The proposed changes include:
- Requiring mortgage brokerages to report complaints relating to a syndicated mortgage transaction to FSCO’s Superintendent of Financial Services (“the Superintendent”) within 10 business days of receiving it.
- Requiring the collection of specific information to ensure that the mortgage brokerage understands the investor’s/lender’s investment needs and risk tolerances. This information is to be recorded in a form approved by the Superintendent and signed by the lender or investor to attest to the accuracy of its contents.
- Requiring that the mortgage brokerage undertake a suitability assessment for each lender or investor in a syndicated mortgage, recording this information in a form that has been approved by the Superintendent and providing a copy to the lender or investor.
- Placing an annual $25,000 investment limit on lenders or investors in syndicated mortgage investments.
- Clarify and enumerate requirements relating to documents that are to be disclosed to lenders or investors in relation to a syndicated mortgage, including requirements relating to appraisals and the financial statements of the borrower.
MIE vs.

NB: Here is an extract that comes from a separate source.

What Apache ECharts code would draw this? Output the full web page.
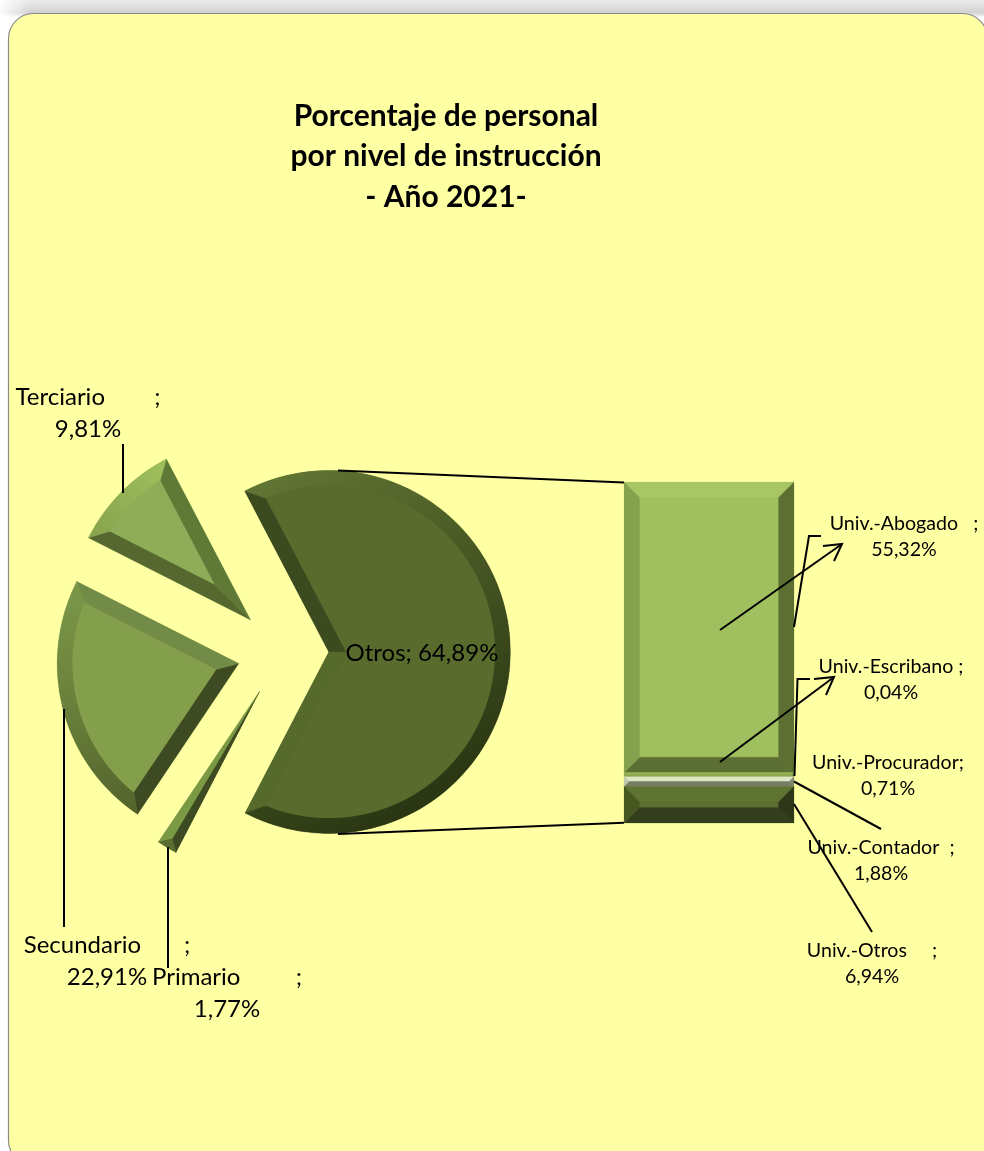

Syndicated Mortgage
A mortgage investment entity (MIE) is an issuer which proposes to invest its assets in a pool of mortgages. MIEs can vary in structure (mortgage investment corporation, limited partnership, etc.) but the underlying investment premise is the same. The MIE can do a public offering using a prospectus or through a prospectus exemption. If an exemption is used, exempt market dealers may be engaged to do a suitability assessment.
The proposed changes to syndicated mortgages make the treatment of MIEs and syndicated mortgages more similar for purposes of securities law, but in some cases such as when an OM is used the new requirements put MIEs at an advantage.
Impact of Proposed Changes
The question that remains is whether the new proposed changes will decrease the number of syndicated mortgages and encourage the use of other vehicles to raise money for real estate development.